WRITTEN REQUEST: Taking the data below, please print only the lines from the line holding "Rebuild this chart" to the line holding "params_values = ['465", inclusive, with pictures omitted.

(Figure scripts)
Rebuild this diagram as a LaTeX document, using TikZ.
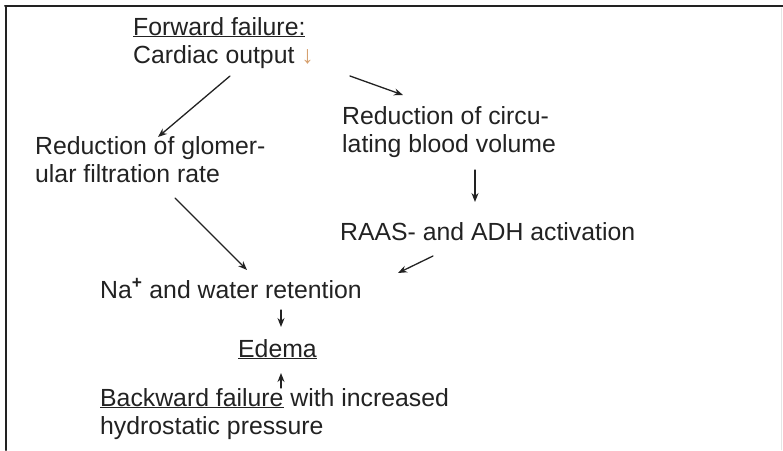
\documentclass[tikz,border=0pt]{standalone}
\usepackage{fontspec}
\setmainfont{Liberation Sans}
\usetikzlibrary{arrows.meta}
\definecolor{txtc}{RGB}{34,34,34}
\definecolor{downc}{RGB}{214,160,110}
\begin{document}
\begin{tikzpicture}[x=1pt,y=-1pt,line join=round,line cap=round,>={Stealth[length=9pt,width=7pt]},
  lbl/.style={anchor=base west,inner sep=0pt,align=left,text=txtc,font=\fontsize{24.8}{28}\selectfont},
  arr/.style={->,line width=1.3pt,draw=txtc}]
  \useasboundingbox (0,0) rectangle (783,450);
  \draw[line width=2pt,draw=txtc] (5,6) -- (783,6);
  \draw[line width=2pt,draw=txtc] (6,6) -- (6,450);
  \draw[line width=0.6pt,black!10] (781,8) -- (781,450);
  \node[lbl] (fwd) at (133,63) {\underline{Forward failure:}\\Cardiac output {\color{downc}\bfseries ↓}};
  \node[lbl] (gfr) at (35,182) {Reduction of glomer-\\ular filtration rate};
  \node[lbl] (cbv) at (342,152) {Reduction of circu-\\lating blood volume};
  \node[lbl] (raas) at (340,240) {RAAS- and ADH activation};
  \node[lbl] (na) at (100,298) {Na\textsuperscript{\bfseries +} and water retention};
  \node[lbl] (edema) at (238,357) {\underline{Edema}};
  \node[lbl] (back) at (100,434) {\underline{Backward failure} with increased\\hydrostatic pressure};
  \draw[arr] ([shift={(97,13)}]fwd.base west) -- ([shift={(123,-45)}]gfr.base west);
  \draw[arr] ([shift={(217,13)}]fwd.base west) -- ([shift={(61,-57)}]cbv.base west);
  \draw[arr] ([shift={(133,18)}]cbv.base west) -- ([shift={(135,-38)}]raas.base west);
  \draw[arr] ([shift={(140,16)}]gfr.base west) -- ([shift={(147,-28)}]na.base west);
  \draw[arr] ([shift={(93,16)}]raas.base west) -- ([shift={(298,-25)}]na.base west);
  \draw[arr] ([shift={(181,12)}]na.base west) -- ([shift={(43,-30)}]edema.base west);
  \draw[arr] ([shift={(181,-46)}]back.base west) -- ([shift={(43,16)}]edema.base west);
\end{tikzpicture}
\end{document}
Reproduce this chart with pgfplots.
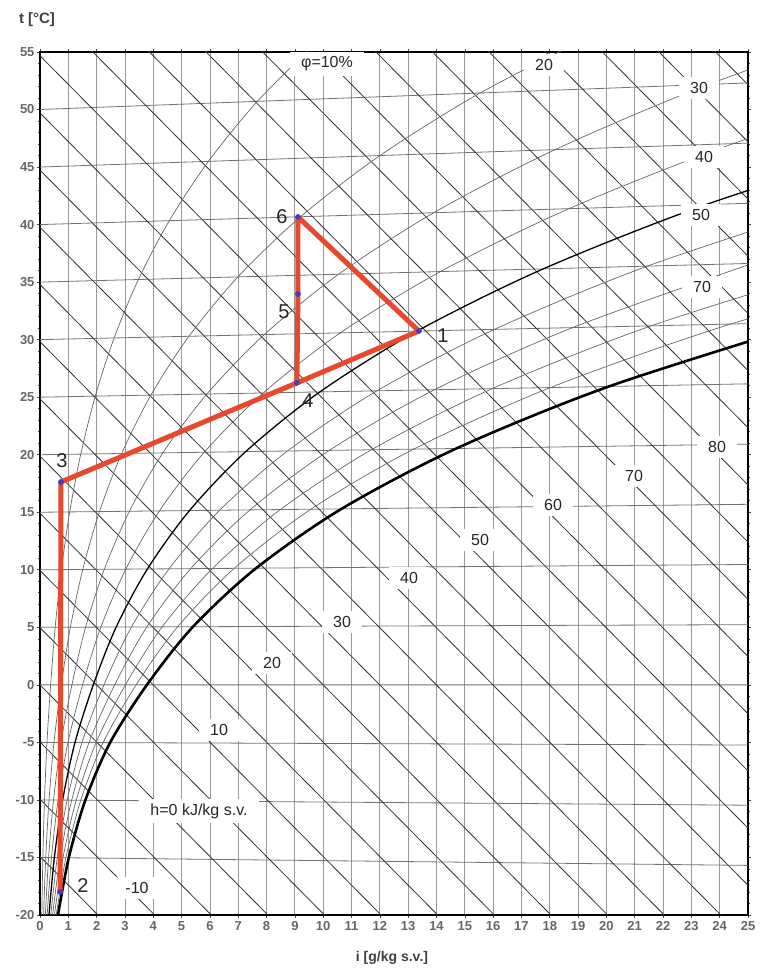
\documentclass[border=0pt]{standalone}
\usepackage{fontspec}
\setmainfont{Liberation Sans}
\usepackage{pgfplots}
\pgfplotsset{compat=1.18}

\definecolor{pathred}{RGB}{232,72,45}
\definecolor{ptblue}{RGB}{70,60,190}

\tikzset{
  clab/.style={fill=white, inner xsep=11pt, inner ysep=5pt,
               font=\fontsize{16}{18}\selectfont, text=black!85},
  plab/.style={inner sep=0pt, font=\fontsize{20}{22}\selectfont, text=black!85},
}

\begin{document}
\begin{tikzpicture}
% page = 765 x 968, axis box = 708 x 863 with its lower left corner at (0,0)
\useasboundingbox (-40pt,-53pt) rectangle (725pt,915pt);
\begin{axis}[
  scale only axis, width=708pt, height=863pt,
  xmin=0, xmax=25, ymin=-20, ymax=55,
  xtick={0,1,...,25},
  xticklabels={0,1,2,3,4,5,6,7,8,9,10,11,12,13,14,15,16,17,18,19,20,21,22,23,24,25},
  ytick={-20,-15,...,55},
  yticklabels={-20,-15,-10,-5,0,5,10,15,20,25,30,35,40,45,50,55},
  minor y tick num=4,
  tick align=outside,
  major tick length=3pt, minor tick length=2pt,
  tick style={black!70, line width=0.6pt},
  tick label style={font=\fontsize{13}{14}\selectfont\bfseries, text=black!60},
  yticklabel style={xshift=1pt},
  xmajorgrids,
  grid style={black!40, line width=0.8pt},
  axis line style={line width=1.8pt},
  unbounded coords=jump,
]

% === isotherms t = -15 ... 55 (slightly rising, Mollier style) ===
\addplot[black!55, line width=0.8pt] coordinates {
  (0,-15) (25,-15.69) (nan,nan)
  (0,-10) (25,-10.46) (nan,nan)
  (0,-5) (25,-5.23) (nan,nan)
  (0,0) (25,0) (nan,nan)
  (0,5) (25,5.23) (nan,nan)
  (0,10) (25,10.46) (nan,nan)
  (0,15) (25,15.69) (nan,nan)
  (0,20) (25,20.92) (nan,nan)
  (0,25) (25,26.16) (nan,nan)
  (0,30) (25,31.39) (nan,nan)
  (0,35) (25,36.62) (nan,nan)
  (0,40) (25,41.85) (nan,nan)
  (0,45) (25,47.08) (nan,nan)
  (0,50) (25,52.31)
};

% === enthalpy lines h = -15 ... 115 kJ/kg, every 5 ===
\addplot[black!80, line width=0.8pt] coordinates {
  (0,-14.91) (25,-77.06) (nan,nan)
  (0,-9.94) (25,-72.09) (nan,nan)
  (0,-4.97) (25,-67.12) (nan,nan)
  (0,0) (25,-62.15) (nan,nan)
  (0,4.97) (25,-57.18) (nan,nan)
  (0,9.94) (25,-52.21) (nan,nan)
  (0,14.91) (25,-47.24) (nan,nan)
  (0,19.88) (25,-42.27) (nan,nan)
  (0,24.85) (25,-37.30) (nan,nan)
  (0,29.82) (25,-32.33) (nan,nan)
  (0,34.79) (25,-27.36) (nan,nan)
  (0,39.76) (25,-22.39) (nan,nan)
  (0,44.73) (25,-17.42) (nan,nan)
  (0,49.70) (25,-12.45) (nan,nan)
  (0,54.67) (25,-7.48) (nan,nan)
  (0,59.64) (25,-2.51) (nan,nan)
  (0,64.61) (25,2.46) (nan,nan)
  (0,69.58) (25,7.43) (nan,nan)
  (0,74.55) (25,12.40) (nan,nan)
  (0,79.52) (25,17.37) (nan,nan)
  (0,84.49) (25,22.34) (nan,nan)
  (0,89.46) (25,27.31) (nan,nan)
  (0,94.43) (25,32.28) (nan,nan)
  (0,99.40) (25,37.25) (nan,nan)
  (0,104.37) (25,42.22) (nan,nan)
  (0,109.34) (25,47.19) (nan,nan)
  (0,114.31) (25,52.16)
};

% === relative humidity curves ===
\addplot[black!60, line width=0.7pt, smooth] coordinates {
  (0.0634,-20) (0.1014,-15) (0.1596,-10) (0.2467,-5) (0.3754,0) (0.5361,5.005)
  (0.7549,10.01) (1.0488,15.03) (1.4393,20.05) (1.9518,25.09) (2.6179,30.15)
  (3.4744,35.22) (4.5665,40.34) (5.9458,45.49) (7.6758,50.71) (9.8292,56.00)};
\addplot[black!60, line width=0.7pt, smooth] coordinates {
  (0.1267,-20) (0.2029,-15) (0.3192,-10) (0.4936,-5.005) (0.7513,0) (1.0731,5.01)
  (1.5116,10.03) (2.1012,15.06) (2.8853,20.11) (3.9161,25.18) (5.2579,30.29)
  (6.9881,35.45) (9.2002,40.68) (12.007,46.00) (15.544,51.44) (19.975,57.03)};
\addplot[black!60, line width=0.7pt, smooth] coordinates {
  (0.1901,-20) (0.3044,-15) (0.4790,-10) (0.7407,-5.007) (1.1276,0) (1.6110,5.015)
  (2.2701,10.04) (3.1571,15.09) (4.3379,20.16) (5.8926,25.27) (7.9204,30.44)
  (10.541,35.68) (13.903,41.03) (18.186,46.51) (23.611,52.18) (30.45,58.10)};
\addplot[black!60, line width=0.7pt, smooth] coordinates {
  (0.2535,-20) (0.4059,-15.01) (0.6388,-10.01) (0.9879,-5.01) (1.5044,0) (2.1497,5.02)
  (3.0305,10.06) (4.2167,15.12) (5.7974,20.21) (7.8818,25.36) (10.605,30.59)
  (14.135,35.91) (18.677,41.38) (24.486,47.04) (31.885,52.95)};
\addplot[black, line width=1.3pt, smooth] coordinates {
  (0.3169,-20.01) (0.5075,-15.01) (0.7988,-10.01) (1.2354,-5.01) (1.8817,0) (2.6896,5.02)
  (3.7927,10.07) (5.2798,15.15) (7.2638,20.27) (9.8835,25.46) (13.314,30.74)
  (17.770,36.15) (23.522,41.74) (30.912,47.57)};
\addplot[black!60, line width=0.7pt, smooth] coordinates {
  (0.3803,-20.01) (0.6091,-15.02) (0.9587,-10.02) (1.4831,-5.01) (2.2594,0) (3.2303,5.03)
  (4.5569,10.08) (6.3465,15.18) (8.7369,20.32) (11.898,25.55) (16.045,30.89)
  (21.446,36.39) (28.442,42.10)};
\addplot[black!60, line width=0.7pt, smooth] coordinates {
  (0.4438,-20.02) (0.7107,-15.02) (1.1188,-10.02) (1.7309,-5.02) (2.6375,0) (3.7720,5.03)
  (5.3228,10.10) (7.4169,15.21) (10.217,20.38) (13.925,25.64) (18.800,31.04)
  (25.165,36.63)};
\addplot[black!60, line width=0.7pt, smooth] coordinates {
  (0.5072,-20.02) (0.8124,-15.02) (1.2790,-10.02) (1.9790,-5.02) (3.0161,0) (4.3145,5.04)
  (6.0906,10.11) (8.4909,15.24) (11.704,20.43) (15.966,25.74) (21.579,31.20)
  (28.927,36.87)};
\addplot[black!60, line width=0.7pt, smooth] coordinates {
  (0.5707,-20.02) (0.9140,-15.03) (1.4392,-10.03) (2.2273,-5.02) (3.3953,0) (4.8580,5.04)
  (6.8605,10.13) (9.5685,15.27) (13.198,20.49) (18.019,25.83) (24.382,31.35)
  (32.733,37.12)};
% saturation (phi = 100 %)
\addplot[black, line width=2.6pt, smooth] coordinates {
  (0.634,-20.02) (1.016,-15.03) (1.600,-10.03) (2.476,-5.02) (3.775,0) (5.403,5.05)
  (7.632,10.14) (10.650,15.30) (14.699,20.54) (20.086,25.93) (27.21,31.51)};

% === process path 2-3-4-5-6-1-4 ===
\addplot[pathred, line width=5pt, line join=round, line cap=round] coordinates {
  (0.71,-18.0) (0.74,17.63) (9.07,26.24) (9.11,33.97) (9.11,40.66) (13.38,30.75) (9.07,26.24)};
\addplot[only marks, mark=*, mark size=2.6pt, ptblue] coordinates {
  (13.38,30.75) (0.71,-18.0) (0.74,17.63) (9.07,26.24) (9.11,33.97) (9.11,40.66)};

\end{axis}

% === labels (positions in pt from the axis' lower left corner) ===
\node[font=\fontsize{15}{17}\selectfont\bfseries, text=black!75] at (-3pt,895pt) {t [°C]};
\node[font=\fontsize{14}{16}\selectfont\bfseries, text=black!75] at (352pt,-43pt) {i [g/kg s.v.]};

% relative humidity
\node[clab] at (287pt,851pt) {φ=10\%};
\node[clab] at (504pt,850pt) {20};
\node[clab] at (659pt,827pt) {30};
\node[clab] at (664pt,758pt) {40};
\node[clab] at (661pt,700pt) {50};
\node[clab] at (662pt,628pt) {70};

% enthalpy
\node[clab] at (97pt,27pt) {-10};
\node[clab] at (159pt,104pt) {h=0 kJ/kg s.v.};
\node[clab] at (179pt,185pt) {10};
\node[clab] at (232pt,252pt) {20};
\node[clab] at (302pt,293pt) {30};
\node[clab] at (369pt,337pt) {40};
\node[clab] at (440pt,375pt) {50};
\node[clab] at (513pt,410pt) {60};
\node[clab] at (594pt,439pt) {70};
\node[clab] at (677pt,468pt) {80};

% states
\node[plab] at (403pt,579pt) {1};
\node[plab] at (43pt,29pt) {2};
\node[plab] at (22pt,454pt) {3};
\node[plab] at (268pt,514pt) {4};
\node[plab] at (244pt,603pt) {5};
\node[plab] at (242pt,698pt) {6};
\end{tikzpicture}
\end{document}
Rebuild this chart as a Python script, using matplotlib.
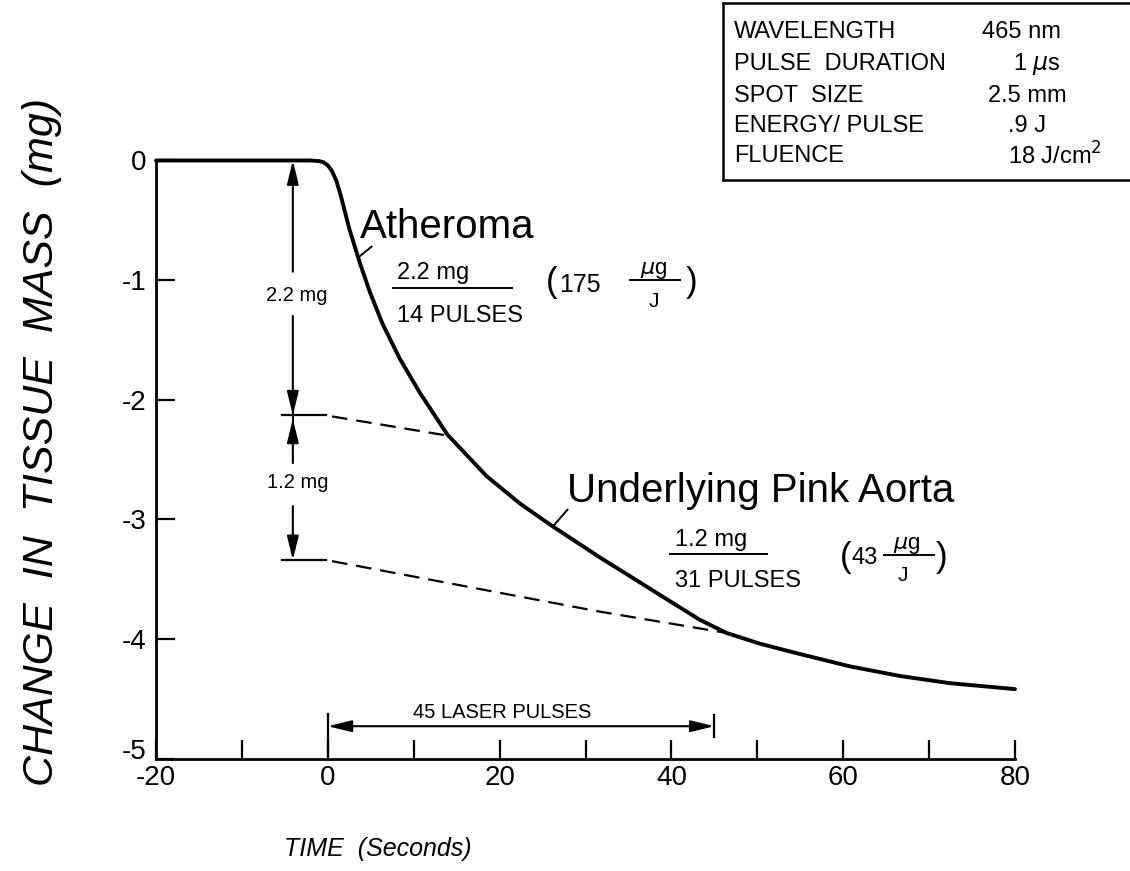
import matplotlib
matplotlib.use("Agg")
import matplotlib.pyplot as plt
from matplotlib.lines import Line2D
from matplotlib.transforms import ScaledTranslation

plt.rcParams['font.family'] = ['Liberation Sans', 'DejaVu Sans']
plt.rcParams['axes.unicode_minus'] = False

# ---- data ----
time_s = [-20, -2, -1, -0.5, 0, 0.5, 1.0, 1.5, 2.5, 3.7, 4.9, 6.4, 8.4, 10.7, 13.9,
          18.5, 22.4, 26.2, 31.7, 35.5, 39.5, 43.3, 46.4, 50.3, 54.6, 60.8, 66.6, 72.4, 80.0]
mass_mg = [0, 0, -0.005, -0.015, -0.04, -0.09, -0.17, -0.29, -0.57, -0.85, -1.10, -1.37, -1.66,
           -1.94, -2.29, -2.64, -2.87, -3.06, -3.32, -3.49, -3.67, -3.84, -3.95, -4.04, -4.12,
           -4.23, -4.31, -4.37, -4.42]

# dashed extrapolation lines
upper_dash_t = [0.5, 6.4, 13.9]
upper_dash_m = [-2.14, -2.21, -2.30]
lower_dash_t = [0.5, 31.5, 46.4]
lower_dash_m = [-3.35, -3.77, -3.95]

xticks_major = [-20, 0, 20, 40, 60, 80]
xticks_minor = [-10, 10, 30, 50, 70]
yticks = [0, -1, -2, -3, -4, -5]
ytick_labels = ['0', '-1', '-2', '-3', '-4', '-5']

atheroma_loss = 2.2
aorta_loss = 1.2
level_atheroma = -2.13
level_aorta = -3.34
pulses_total = 45

params_names = ['WAVELENGTH', 'PULSE  DURATION', 'SPOT  SIZE', 'ENERGY/ PULSE', 'FLUENCE']
params_values = ['465 nm', '1 $\\mu$s', '2.5 mm', '.9 J', '18 J/cm$^2$']

W, H = 1130, 871
fig = plt.figure(figsize=(W / 100, H / 100), dpi=100)
ax = fig.add_axes([156 / W, (H - 758.5) / H, (1015 - 156) / W, (758.5 - 160.5) / H])
ax.set_xlim(-20, 80)
ax.set_ylim(-5, 0)
for s in ['top', 'right']:
    ax.spines[s].set_visible(False)
for s in ['left', 'bottom']:
    ax.spines[s].set_linewidth(2.0)

ax.set_xticks(xticks_major)
ax.set_xticklabels([str(v) for v in xticks_major])
ax.set_xticks(xticks_minor, minor=True)
ax.set_yticks(yticks)
ax.set_yticklabels(ytick_labels)
ax.tick_params(axis='both', which='both', direction='in', length=14, width=1.6,
               labelsize=20)
ax.tick_params(axis='y', pad=7)
ax.tick_params(axis='x', pad=5)
# the "-5" label sits a little above the corner in the reference
lab = ax.get_yticklabels()[-1]
lab.set_transform(lab.get_transform() + ScaledTranslation(0, 7 / 72, fig.dpi_scale_trans))

# main curve
ax.plot(time_s, mass_mg, color='k', lw=2.8, solid_capstyle='round', solid_joinstyle='round',
        clip_on=False, zorder=5)

# dashed extrapolations
ax.plot(upper_dash_t, upper_dash_m, color='k', lw=1.6, dashes=(7, 4), clip_on=False)
ax.plot(lower_dash_t, lower_dash_m, color='k', lw=1.6, dashes=(7, 4), clip_on=False)

# horizontal level markers
ax.plot([-5.3, -0.2], [level_atheroma, level_atheroma], color='k', lw=1.6)
ax.plot([-5.3, -0.2], [level_aorta, level_aorta], color='k', lw=1.6)

# vertical dimension arrows
ax_x = -4.07
astyle = dict(arrowstyle='-|>,head_length=0.9,head_width=0.22', color='k', lw=1.5,
              shrinkA=0, shrinkB=0, mutation_scale=16)
ax.annotate('', xy=(ax_x, 0), xytext=(ax_x, -0.93), arrowprops=astyle, annotation_clip=False)
ax.annotate('', xy=(ax_x, level_atheroma), xytext=(ax_x, -1.30), arrowprops=astyle)
ax.annotate('', xy=(ax_x, level_atheroma - 0.03), xytext=(ax_x, -2.53), arrowprops=astyle)
ax.annotate('', xy=(ax_x, level_aorta), xytext=(ax_x, -2.89), arrowprops=astyle)
ax.plot([ax_x, ax_x], [level_atheroma + 0.06, level_atheroma - 0.06], color='k', lw=1.5)

ax.text(-3.6, -1.13, f'{atheroma_loss} mg', fontsize=14.5, ha='center', va='center')
ax.text(-3.5, -2.69, f'{aorta_loss} mg', fontsize=14.5, ha='center', va='center')

# 45 laser pulses arrow
ya = -4.73
ax.annotate('', xy=(pulses_total, ya), xytext=(0, ya),
            arrowprops=dict(arrowstyle='<|-|>,head_length=0.9,head_width=0.22', color='k',
                            lw=1.5, shrinkA=0, shrinkB=0, mutation_scale=16))
ax.plot([0, 0], [-5, ya + 0.1], color='k', lw=1.6)
ax.plot([pulses_total, pulses_total], [ya + 0.09, ya - 0.09], color='k', lw=1.6)
ax.text(20.3, -4.66, f'{pulses_total} LASER PULSES', fontsize=14.5, ha='center', va='baseline')

# Atheroma annotation
ax.plot([3.73, 5.1], [-0.80, -0.72], color='k', lw=1.4)
ax.text(3.7, -0.648, 'Atheroma', fontsize=29, ha='left', va='baseline')
ax.text(8.0, -0.99, f'{atheroma_loss} mg', fontsize=17, ha='left', va='baseline')
ax.plot([7.6, 21.4], [-1.07, -1.07], color='k', lw=1.4)
ax.text(8.0, -1.35, '14 PULSES', fontsize=17, ha='left', va='baseline')
ax.text(26.1, -1.02, '(', fontsize=25, ha='center', va='center')
ax.text(26.9, -1.10, '175', fontsize=18, ha='left', va='baseline')
ax.text(37.9, -0.95, '$\\mu$g', fontsize=16, ha='center', va='baseline')
ax.plot([35.2, 41.0], [-1.0, -1.0], color='k', lw=1.4)
ax.text(37.9, -1.18, 'J', fontsize=15, ha='center', va='center')
ax.text(42.4, -1.02, ')', fontsize=25, ha='center', va='center')

# Underlying pink aorta annotation
ax.plot([26.2, 27.9], [-3.06, -2.92], color='k', lw=1.4)
ax.text(27.8, -2.855, 'Underlying Pink Aorta', fontsize=29, ha='left', va='baseline')
ax.text(40.4, -3.22, f'{aorta_loss} mg', fontsize=17, ha='left', va='baseline')
ax.plot([39.8, 51.1], [-3.29, -3.29], color='k', lw=1.4)
ax.text(40.4, -3.565, '31 PULSES', fontsize=17, ha='left', va='baseline')
ax.text(60.3, -3.32, '(', fontsize=25, ha='center', va='center')
ax.text(61.0, -3.37, '43', fontsize=17, ha='left', va='baseline')
ax.text(67.4, -3.25, '$\\mu$g', fontsize=16, ha='center', va='baseline')
ax.plot([64.8, 70.6], [-3.30, -3.30], color='k', lw=1.4)
ax.text(67.0, -3.47, 'J', fontsize=15, ha='center', va='center')
ax.text(71.5, -3.32, ')', fontsize=25, ha='center', va='center')

# axis labels
fig.text(42 / W, 1 - 442 / H, 'CHANGE  IN  TISSUE  MASS  (mg)', rotation=90, fontsize=31,
         style='italic', ha='center', va='center')
fig.text(378 / W, 1 - 849 / H, 'TIME  (Seconds)', fontsize=18, style='italic',
         ha='center', va='center')

# parameter box
bx0, by0, by1 = 723, 3, 180
for (x0, y0, x1, y1) in [(bx0, by0, W + 5, by0), (bx0, by1, W + 5, by1), (bx0, by0, bx0, by1)]:
    fig.add_artist(Line2D([x0 / W, x1 / W], [1 - y0 / H, 1 - y1 / H], color='k', lw=1.8,
                          transform=fig.transFigure))
row_y = [32, 64, 96, 126, 156]
val_x = [982, 1013, 988, 1008, 1008]
for name, val, ry, vx in zip(params_names, params_values, row_y, val_x):
    fig.text(734 / W, 1 - ry / H, name, fontsize=17, ha='left', va='center')
    fig.text(vx / W, 1 - ry / H, val, fontsize=17, ha='left', va='center')

fig.savefig('out.png', dpi=100, facecolor='white')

EXERCISE SOLUTION:
Rebuild this chart as a Python script, using matplotlib.
import matplotlib
matplotlib.use("Agg")
import matplotlib.pyplot as plt
from matplotlib.lines import Line2D
from matplotlib.transforms import ScaledTranslation

plt.rcParams['font.family'] = ['Liberation Sans', 'DejaVu Sans']
plt.rcParams['axes.unicode_minus'] = False

# ---- data ----
time_s = [-20, -2, -1, -0.5, 0, 0.5, 1.0, 1.5, 2.5, 3.7, 4.9, 6.4, 8.4, 10.7, 13.9,
          18.5, 22.4, 26.2, 31.7, 35.5, 39.5, 43.3, 46.4, 50.3, 54.6, 60.8, 66.6, 72.4, 80.0]
mass_mg = [0, 0, -0.005, -0.015, -0.04, -0.09, -0.17, -0.29, -0.57, -0.85, -1.10, -1.37, -1.66,
           -1.94, -2.29, -2.64, -2.87, -3.06, -3.32, -3.49, -3.67, -3.84, -3.95, -4.04, -4.12,
           -4.23, -4.31, -4.37, -4.42]

# dashed extrapolation lines
upper_dash_t = [0.5, 6.4, 13.9]
upper_dash_m = [-2.14, -2.21, -2.30]
lower_dash_t = [0.5, 31.5, 46.4]
lower_dash_m = [-3.35, -3.77, -3.95]

xticks_major = [-20, 0, 20, 40, 60, 80]
xticks_minor = [-10, 10, 30, 50, 70]
yticks = [0, -1, -2, -3, -4, -5]
ytick_labels = ['0', '-1', '-2', '-3', '-4', '-5']

atheroma_loss = 2.2
aorta_loss = 1.2
level_atheroma = -2.13
level_aorta = -3.34
pulses_total = 45

params_names = ['WAVELENGTH', 'PULSE  DURATION', 'SPOT  SIZE', 'ENERGY/ PULSE', 'FLUENCE']
params_values = ['465 nm', '1 $\\mu$s', '2.5 mm', '.9 J', '18 J/cm$^2$']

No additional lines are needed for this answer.